Comme le fait remarquer, dans les commentaires ci-dessous, une lectrice plus attentive que l’Oreille tendue, l’image retenue par COCO évoque aussi un œuf : un coco, donc.

 

Référence

Chassay, Jean-François, l’Angle mort. Roman, Montréal, Boréal, 2002, 326 p.

Capitulation

Sébastien Dulude, Amiante, 2024, couverture

Soit la phrase suivante, tirée du roman Amiante de Sébastien Dulude (2024) :

Certains midis [Provost] me harcelait pour de la monnaie, d’autres, il me volait ce que je tenais — mon sac de vêtements d’éducation physique, une boîte de bonbons Nerds, un jus, un cahier—, d’autres encore il me flanquait des bines sur l’épaule ou me faisait une prise de lutte — clé de bras, prise du sommeil, dis pardon mon oncle avec son haleine de dents pas brossées (p. 38-39).

Nous connaissons déjà la bine et le mononcle.
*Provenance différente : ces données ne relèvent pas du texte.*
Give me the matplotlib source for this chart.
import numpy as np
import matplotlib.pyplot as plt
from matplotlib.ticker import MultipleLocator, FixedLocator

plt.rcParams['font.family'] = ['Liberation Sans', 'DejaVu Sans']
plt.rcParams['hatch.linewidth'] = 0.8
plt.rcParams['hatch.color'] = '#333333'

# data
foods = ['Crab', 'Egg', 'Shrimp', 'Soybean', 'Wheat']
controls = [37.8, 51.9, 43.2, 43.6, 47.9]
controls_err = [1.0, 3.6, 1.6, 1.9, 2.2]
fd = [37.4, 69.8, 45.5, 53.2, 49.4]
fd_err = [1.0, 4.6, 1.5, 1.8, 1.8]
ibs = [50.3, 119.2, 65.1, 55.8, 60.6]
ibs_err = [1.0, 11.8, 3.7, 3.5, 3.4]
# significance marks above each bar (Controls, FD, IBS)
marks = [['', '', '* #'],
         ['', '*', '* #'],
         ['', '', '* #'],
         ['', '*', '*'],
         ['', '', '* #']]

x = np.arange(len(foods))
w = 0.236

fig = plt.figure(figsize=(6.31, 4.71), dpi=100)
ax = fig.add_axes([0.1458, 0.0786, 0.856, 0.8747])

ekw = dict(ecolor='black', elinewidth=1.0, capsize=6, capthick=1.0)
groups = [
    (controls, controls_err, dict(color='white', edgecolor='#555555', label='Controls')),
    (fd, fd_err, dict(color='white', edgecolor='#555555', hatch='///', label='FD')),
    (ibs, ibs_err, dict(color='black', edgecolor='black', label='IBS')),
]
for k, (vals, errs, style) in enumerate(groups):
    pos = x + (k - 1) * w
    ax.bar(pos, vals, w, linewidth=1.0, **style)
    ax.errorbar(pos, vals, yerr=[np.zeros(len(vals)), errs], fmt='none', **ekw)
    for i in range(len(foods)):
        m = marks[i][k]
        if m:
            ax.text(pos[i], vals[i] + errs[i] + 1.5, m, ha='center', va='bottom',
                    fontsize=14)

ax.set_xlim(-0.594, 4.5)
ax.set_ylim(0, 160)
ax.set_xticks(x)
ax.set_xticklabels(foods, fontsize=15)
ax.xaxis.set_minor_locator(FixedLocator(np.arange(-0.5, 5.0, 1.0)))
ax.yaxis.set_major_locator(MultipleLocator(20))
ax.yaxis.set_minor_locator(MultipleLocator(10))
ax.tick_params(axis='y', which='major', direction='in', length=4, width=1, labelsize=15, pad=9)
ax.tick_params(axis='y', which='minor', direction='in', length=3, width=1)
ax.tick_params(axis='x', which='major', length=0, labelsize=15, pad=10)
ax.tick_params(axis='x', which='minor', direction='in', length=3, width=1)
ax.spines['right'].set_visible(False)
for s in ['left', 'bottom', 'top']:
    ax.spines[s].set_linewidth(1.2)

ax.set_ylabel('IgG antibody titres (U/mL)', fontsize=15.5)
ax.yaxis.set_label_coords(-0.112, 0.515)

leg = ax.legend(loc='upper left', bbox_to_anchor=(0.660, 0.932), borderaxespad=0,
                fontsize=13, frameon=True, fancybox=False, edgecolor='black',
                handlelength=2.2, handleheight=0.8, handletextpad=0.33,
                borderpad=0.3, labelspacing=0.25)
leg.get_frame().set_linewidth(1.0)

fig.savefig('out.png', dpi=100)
Qu’en est-il du «pardon mon oncle» ? C’est l’aveu, dans le français populaire du Québec, de la capitulation totale. Qui le profère avoue sa défaite.

À votre service.

P.-S.—Dans sa jeunesse — ce qui ne rajeunit personne —, l’Oreille tendue se souvient d’avoir entendu «Dis chute mononc’».

 

[Complément du 3 octobre 2024]

Notons-le : «Dis chute» peut suffire.

 

[Complément du 6 octobre 2024]

Un fidèle lecteur vivant au sud de la frontière rappelle à l’Oreille tendue l’existence, en anglais, de l’expression Say Uncle. Merci à lui.

 

Référence

Dulude, Sébastien, Amiante, Saguenay, La Peuplade, 2024, 209 p. Ill.

Non, on ne le peut pas

Lave-vaisselle, photo de François Roy, la Presse+, 28 septembre 2024, détail

Deux chroniqueurs de la Presse+ débattent de l’art de remplir le lave-vaisselle. (C’est lui qui a raison, pas elle.)

À un moment de leur échange apparaît une question : «Peux-tu croire ?»

Dans le français du Québec, cette question est purement rhétorique. Qui la pose n’attend pas de réponse, mais seulement un acquiescement. Elle marque l’étonnement, l’incompréhension, voire la stupéfaction. «Comment diantre quelqu’un peut-il affirmer / faire une chose pareille ?»

Variation théâtrale, à la deuxième personne du pluriel : «Pouvez-vous croire ?» (Pétrole, p. 51)

À votre service.

 

Référence

Archambault, François, Pétrole, Montréal, Atelier 10, coll. «Pièces», 24, 2020, 187 p. Ill. Suivi de «Contrepoint. Des décennies perdues» par Alexandre Shields.